▸ **TASK TO CARRY OUT**
Transcribe exactly the span of lines that begins the records and ends with the line holding "30, fontFamily: 'Liberation", both boundary lines included.

Records with drawing code:
= = = =

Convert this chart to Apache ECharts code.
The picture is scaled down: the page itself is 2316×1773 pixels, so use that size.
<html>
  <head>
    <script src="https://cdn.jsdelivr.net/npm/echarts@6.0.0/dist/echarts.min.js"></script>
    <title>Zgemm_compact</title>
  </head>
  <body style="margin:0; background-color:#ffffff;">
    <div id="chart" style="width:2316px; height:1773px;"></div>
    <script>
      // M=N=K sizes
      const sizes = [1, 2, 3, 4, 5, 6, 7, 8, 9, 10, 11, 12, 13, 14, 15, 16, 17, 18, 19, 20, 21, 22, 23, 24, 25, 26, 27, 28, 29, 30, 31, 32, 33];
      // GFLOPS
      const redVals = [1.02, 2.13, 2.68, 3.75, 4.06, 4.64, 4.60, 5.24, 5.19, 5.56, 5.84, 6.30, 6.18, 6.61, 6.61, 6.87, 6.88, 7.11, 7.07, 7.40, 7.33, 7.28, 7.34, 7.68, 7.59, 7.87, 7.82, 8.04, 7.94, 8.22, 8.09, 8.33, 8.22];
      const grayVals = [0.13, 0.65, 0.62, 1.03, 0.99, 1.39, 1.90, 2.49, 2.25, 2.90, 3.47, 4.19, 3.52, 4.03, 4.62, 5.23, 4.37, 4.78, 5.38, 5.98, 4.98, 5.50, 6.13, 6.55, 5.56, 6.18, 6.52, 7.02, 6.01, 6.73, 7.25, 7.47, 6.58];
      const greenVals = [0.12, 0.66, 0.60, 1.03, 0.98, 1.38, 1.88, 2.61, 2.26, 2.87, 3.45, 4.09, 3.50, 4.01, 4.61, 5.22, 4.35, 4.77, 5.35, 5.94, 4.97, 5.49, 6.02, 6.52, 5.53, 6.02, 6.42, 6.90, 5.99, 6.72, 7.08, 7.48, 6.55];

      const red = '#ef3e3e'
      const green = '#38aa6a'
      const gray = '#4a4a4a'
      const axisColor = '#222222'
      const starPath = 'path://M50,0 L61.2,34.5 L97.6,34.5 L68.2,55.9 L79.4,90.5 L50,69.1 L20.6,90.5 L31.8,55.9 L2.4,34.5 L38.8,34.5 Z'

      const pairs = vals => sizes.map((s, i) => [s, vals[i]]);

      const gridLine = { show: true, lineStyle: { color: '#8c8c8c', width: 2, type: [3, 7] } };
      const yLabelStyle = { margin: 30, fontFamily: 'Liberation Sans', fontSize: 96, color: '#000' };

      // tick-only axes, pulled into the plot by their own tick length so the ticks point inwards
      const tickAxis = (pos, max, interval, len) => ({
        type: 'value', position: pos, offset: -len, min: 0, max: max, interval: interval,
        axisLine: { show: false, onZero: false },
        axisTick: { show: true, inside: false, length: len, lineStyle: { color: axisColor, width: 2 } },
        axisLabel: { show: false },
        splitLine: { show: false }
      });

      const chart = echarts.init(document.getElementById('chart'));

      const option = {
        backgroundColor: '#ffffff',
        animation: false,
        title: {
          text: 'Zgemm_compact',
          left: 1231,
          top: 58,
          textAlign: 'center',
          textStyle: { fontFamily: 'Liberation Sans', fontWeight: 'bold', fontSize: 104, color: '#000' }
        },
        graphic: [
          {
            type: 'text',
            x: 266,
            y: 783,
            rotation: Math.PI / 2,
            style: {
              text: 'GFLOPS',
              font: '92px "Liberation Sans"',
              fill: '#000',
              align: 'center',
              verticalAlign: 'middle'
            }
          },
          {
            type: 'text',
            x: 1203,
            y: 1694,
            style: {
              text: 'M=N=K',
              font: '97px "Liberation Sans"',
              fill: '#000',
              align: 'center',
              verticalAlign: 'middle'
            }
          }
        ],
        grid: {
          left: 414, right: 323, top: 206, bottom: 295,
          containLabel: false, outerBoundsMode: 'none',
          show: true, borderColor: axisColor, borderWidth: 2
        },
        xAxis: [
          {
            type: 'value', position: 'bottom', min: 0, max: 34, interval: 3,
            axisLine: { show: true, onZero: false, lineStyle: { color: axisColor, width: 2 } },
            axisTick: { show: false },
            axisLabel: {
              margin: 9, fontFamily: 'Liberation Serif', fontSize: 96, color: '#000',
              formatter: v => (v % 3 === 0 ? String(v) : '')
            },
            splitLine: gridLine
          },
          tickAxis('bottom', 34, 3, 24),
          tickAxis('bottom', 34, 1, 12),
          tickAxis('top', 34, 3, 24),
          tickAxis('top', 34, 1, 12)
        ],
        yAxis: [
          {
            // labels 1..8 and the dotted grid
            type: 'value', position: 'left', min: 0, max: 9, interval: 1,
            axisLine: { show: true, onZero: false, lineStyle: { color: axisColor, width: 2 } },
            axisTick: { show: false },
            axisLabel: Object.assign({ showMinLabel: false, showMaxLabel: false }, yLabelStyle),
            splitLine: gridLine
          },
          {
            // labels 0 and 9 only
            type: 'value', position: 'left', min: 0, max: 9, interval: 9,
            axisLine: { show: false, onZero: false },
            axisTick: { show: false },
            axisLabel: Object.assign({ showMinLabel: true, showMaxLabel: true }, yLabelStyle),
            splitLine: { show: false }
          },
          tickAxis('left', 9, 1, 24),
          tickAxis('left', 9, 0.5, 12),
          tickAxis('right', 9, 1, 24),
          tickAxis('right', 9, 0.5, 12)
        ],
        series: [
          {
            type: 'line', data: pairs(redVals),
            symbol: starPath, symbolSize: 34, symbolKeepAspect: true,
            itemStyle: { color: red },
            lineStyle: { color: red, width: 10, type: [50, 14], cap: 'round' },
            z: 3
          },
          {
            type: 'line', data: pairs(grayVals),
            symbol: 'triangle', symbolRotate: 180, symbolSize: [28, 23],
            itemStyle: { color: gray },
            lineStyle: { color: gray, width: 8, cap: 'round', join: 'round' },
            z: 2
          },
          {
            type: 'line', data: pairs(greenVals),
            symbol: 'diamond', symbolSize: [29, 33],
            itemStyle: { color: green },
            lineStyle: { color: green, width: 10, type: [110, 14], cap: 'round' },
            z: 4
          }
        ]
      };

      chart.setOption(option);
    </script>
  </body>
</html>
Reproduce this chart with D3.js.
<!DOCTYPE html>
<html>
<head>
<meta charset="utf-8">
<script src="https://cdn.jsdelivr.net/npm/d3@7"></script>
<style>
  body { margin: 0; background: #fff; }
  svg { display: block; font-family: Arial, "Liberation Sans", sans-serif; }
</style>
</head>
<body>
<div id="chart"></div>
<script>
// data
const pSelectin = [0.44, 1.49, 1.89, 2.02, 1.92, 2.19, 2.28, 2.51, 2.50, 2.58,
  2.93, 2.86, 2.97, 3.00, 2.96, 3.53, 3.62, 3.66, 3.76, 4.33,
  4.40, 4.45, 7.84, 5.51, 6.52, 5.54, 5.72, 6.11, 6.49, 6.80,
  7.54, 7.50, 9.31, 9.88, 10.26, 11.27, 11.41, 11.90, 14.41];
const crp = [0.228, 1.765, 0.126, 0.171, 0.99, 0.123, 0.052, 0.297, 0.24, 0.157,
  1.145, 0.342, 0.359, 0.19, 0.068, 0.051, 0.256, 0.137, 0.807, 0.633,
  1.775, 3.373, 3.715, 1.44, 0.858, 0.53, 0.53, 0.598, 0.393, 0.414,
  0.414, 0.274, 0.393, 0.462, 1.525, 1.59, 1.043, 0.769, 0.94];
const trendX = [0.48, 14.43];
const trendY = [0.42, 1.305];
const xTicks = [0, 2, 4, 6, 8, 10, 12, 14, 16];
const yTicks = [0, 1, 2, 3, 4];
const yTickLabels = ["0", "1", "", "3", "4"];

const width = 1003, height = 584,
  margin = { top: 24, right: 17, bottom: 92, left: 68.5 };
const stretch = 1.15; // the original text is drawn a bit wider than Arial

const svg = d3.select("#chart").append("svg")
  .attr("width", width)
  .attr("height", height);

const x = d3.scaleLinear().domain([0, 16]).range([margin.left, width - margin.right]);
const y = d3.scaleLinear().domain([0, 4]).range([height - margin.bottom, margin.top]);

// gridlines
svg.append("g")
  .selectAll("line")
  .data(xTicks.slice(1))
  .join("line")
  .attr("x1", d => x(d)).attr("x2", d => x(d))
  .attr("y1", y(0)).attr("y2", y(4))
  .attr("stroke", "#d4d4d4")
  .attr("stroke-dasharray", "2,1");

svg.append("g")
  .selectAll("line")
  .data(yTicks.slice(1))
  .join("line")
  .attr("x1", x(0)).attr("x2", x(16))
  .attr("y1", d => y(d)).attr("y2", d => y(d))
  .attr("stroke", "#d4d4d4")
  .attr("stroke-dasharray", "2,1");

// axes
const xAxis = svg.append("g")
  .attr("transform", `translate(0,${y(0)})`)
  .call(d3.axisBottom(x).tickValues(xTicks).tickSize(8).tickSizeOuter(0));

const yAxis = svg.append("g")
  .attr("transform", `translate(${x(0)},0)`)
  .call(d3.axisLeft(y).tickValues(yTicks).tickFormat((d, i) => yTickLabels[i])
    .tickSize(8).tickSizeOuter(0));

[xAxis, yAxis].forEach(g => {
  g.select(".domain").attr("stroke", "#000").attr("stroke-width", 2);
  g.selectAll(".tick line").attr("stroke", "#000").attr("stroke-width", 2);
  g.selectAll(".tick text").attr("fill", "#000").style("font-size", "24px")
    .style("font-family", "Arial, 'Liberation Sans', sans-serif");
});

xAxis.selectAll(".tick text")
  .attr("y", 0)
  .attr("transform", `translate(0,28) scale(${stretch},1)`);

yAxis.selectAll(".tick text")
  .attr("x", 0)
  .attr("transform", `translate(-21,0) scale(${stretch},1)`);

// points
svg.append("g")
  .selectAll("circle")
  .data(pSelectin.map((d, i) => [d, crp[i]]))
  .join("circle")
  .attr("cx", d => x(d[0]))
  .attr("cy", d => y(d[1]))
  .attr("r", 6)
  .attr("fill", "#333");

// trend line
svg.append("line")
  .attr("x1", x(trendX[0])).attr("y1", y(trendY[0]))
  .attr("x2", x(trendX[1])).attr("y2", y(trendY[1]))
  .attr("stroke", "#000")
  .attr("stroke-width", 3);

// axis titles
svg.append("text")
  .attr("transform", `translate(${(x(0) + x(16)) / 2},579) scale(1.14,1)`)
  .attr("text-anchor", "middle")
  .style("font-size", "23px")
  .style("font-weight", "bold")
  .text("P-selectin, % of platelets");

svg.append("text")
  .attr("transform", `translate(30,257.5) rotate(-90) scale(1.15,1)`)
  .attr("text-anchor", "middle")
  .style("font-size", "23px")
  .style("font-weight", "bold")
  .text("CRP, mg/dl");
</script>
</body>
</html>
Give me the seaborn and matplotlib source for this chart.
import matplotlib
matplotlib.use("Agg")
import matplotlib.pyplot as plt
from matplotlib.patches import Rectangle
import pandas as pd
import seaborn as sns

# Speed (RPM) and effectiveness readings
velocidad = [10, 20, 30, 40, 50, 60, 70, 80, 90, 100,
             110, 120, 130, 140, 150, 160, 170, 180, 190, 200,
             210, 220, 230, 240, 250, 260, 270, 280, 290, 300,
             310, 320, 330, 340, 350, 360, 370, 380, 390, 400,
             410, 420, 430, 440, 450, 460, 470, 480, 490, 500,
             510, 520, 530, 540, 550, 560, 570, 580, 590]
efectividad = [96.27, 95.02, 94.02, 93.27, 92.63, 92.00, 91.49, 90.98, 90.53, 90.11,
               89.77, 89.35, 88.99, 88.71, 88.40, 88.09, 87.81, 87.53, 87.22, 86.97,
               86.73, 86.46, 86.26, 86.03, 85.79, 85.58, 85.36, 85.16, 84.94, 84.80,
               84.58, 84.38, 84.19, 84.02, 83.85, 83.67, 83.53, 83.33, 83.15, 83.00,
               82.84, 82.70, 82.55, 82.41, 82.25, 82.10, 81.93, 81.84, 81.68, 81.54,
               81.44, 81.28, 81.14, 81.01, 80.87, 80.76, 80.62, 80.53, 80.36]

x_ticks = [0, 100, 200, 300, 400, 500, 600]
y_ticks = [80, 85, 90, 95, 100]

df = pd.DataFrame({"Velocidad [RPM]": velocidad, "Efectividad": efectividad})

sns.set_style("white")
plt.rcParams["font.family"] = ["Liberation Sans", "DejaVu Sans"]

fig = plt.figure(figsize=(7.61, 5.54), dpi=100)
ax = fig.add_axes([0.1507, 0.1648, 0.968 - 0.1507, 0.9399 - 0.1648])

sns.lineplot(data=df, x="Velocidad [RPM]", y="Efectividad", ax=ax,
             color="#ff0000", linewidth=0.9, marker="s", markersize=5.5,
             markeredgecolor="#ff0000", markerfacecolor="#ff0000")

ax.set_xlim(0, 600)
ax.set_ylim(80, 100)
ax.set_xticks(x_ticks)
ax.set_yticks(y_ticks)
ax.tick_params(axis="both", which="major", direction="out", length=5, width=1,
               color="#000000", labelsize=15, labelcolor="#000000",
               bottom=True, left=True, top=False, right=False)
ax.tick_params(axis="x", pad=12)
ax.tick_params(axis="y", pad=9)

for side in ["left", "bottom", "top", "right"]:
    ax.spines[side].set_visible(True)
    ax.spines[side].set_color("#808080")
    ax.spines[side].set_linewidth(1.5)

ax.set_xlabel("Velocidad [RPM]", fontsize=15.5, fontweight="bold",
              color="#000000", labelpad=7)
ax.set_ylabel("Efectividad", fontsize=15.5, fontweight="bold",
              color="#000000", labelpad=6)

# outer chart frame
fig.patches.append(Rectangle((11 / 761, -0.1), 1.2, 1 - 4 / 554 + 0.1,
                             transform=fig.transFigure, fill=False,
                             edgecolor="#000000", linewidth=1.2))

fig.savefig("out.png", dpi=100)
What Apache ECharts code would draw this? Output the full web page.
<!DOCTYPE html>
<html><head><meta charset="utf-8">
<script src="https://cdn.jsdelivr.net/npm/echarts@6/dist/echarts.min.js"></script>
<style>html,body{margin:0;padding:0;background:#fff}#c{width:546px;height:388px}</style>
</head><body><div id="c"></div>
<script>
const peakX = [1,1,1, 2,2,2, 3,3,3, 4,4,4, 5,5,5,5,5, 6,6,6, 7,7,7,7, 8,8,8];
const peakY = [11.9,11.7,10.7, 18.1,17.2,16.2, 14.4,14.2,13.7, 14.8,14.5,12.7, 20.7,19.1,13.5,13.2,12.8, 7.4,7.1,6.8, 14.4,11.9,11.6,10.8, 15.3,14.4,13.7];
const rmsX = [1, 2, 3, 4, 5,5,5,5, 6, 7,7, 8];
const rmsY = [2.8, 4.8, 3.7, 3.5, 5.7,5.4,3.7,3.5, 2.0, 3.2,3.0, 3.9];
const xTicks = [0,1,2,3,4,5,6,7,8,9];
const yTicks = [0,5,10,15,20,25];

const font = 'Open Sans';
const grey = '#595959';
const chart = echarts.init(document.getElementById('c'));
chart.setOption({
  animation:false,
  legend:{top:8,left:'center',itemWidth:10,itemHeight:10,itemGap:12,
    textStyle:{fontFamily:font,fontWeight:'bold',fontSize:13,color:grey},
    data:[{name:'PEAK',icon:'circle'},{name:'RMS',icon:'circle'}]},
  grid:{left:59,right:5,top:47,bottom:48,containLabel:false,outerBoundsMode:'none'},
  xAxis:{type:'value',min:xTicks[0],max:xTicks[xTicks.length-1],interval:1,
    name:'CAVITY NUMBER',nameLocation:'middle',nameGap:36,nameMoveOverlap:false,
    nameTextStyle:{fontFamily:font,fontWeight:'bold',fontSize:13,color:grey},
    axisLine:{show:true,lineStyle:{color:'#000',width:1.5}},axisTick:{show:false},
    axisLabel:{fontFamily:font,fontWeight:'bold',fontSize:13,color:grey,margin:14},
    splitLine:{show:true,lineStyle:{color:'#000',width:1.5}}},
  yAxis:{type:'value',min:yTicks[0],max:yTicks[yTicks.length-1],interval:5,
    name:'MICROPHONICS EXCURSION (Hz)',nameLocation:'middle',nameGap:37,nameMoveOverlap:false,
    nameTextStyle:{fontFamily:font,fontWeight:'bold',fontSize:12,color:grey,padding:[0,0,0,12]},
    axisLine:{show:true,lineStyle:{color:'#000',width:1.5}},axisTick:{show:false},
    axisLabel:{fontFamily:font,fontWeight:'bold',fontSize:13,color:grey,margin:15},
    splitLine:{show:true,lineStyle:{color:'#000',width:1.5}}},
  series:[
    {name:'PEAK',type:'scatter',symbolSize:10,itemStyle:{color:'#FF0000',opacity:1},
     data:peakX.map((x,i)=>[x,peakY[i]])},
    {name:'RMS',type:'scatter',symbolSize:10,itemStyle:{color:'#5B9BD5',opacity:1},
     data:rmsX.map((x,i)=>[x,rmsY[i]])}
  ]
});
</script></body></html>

= = = =

▸ **TASK RESULT**
Convert this chart to Apache ECharts code.
The picture is scaled down: the page itself is 2316×1773 pixels, so use that size.
<html>
  <head>
    <script src="https://cdn.jsdelivr.net/npm/echarts@6.0.0/dist/echarts.min.js"></script>
    <title>Zgemm_compact</title>
  </head>
  <body style="margin:0; background-color:#ffffff;">
    <div id="chart" style="width:2316px; height:1773px;"></div>
    <script>
      // M=N=K sizes
      const sizes = [1, 2, 3, 4, 5, 6, 7, 8, 9, 10, 11, 12, 13, 14, 15, 16, 17, 18, 19, 20, 21, 22, 23, 24, 25, 26, 27, 28, 29, 30, 31, 32, 33];
      // GFLOPS
      const redVals = [1.02, 2.13, 2.68, 3.75, 4.06, 4.64, 4.60, 5.24, 5.19, 5.56, 5.84, 6.30, 6.18, 6.61, 6.61, 6.87, 6.88, 7.11, 7.07, 7.40, 7.33, 7.28, 7.34, 7.68, 7.59, 7.87, 7.82, 8.04, 7.94, 8.22, 8.09, 8.33, 8.22];
      const grayVals = [0.13, 0.65, 0.62, 1.03, 0.99, 1.39, 1.90, 2.49, 2.25, 2.90, 3.47, 4.19, 3.52, 4.03, 4.62, 5.23, 4.37, 4.78, 5.38, 5.98, 4.98, 5.50, 6.13, 6.55, 5.56, 6.18, 6.52, 7.02, 6.01, 6.73, 7.25, 7.47, 6.58];
      const greenVals = [0.12, 0.66, 0.60, 1.03, 0.98, 1.38, 1.88, 2.61, 2.26, 2.87, 3.45, 4.09, 3.50, 4.01, 4.61, 5.22, 4.35, 4.77, 5.35, 5.94, 4.97, 5.49, 6.02, 6.52, 5.53, 6.02, 6.42, 6.90, 5.99, 6.72, 7.08, 7.48, 6.55];

      const red = '#ef3e3e'
      const green = '#38aa6a'
      const gray = '#4a4a4a'
      const axisColor = '#222222'
      const starPath = 'path://M50,0 L61.2,34.5 L97.6,34.5 L68.2,55.9 L79.4,90.5 L50,69.1 L20.6,90.5 L31.8,55.9 L2.4,34.5 L38.8,34.5 Z'

      const pairs = vals => sizes.map((s, i) => [s, vals[i]]);

      const gridLine = { show: true, lineStyle: { color: '#8c8c8c', width: 2, type: [3, 7] } };
      const yLabelStyle = { margin: 30, fontFamily: 'Liberation Sans', fontSize: 96, color: '#000' };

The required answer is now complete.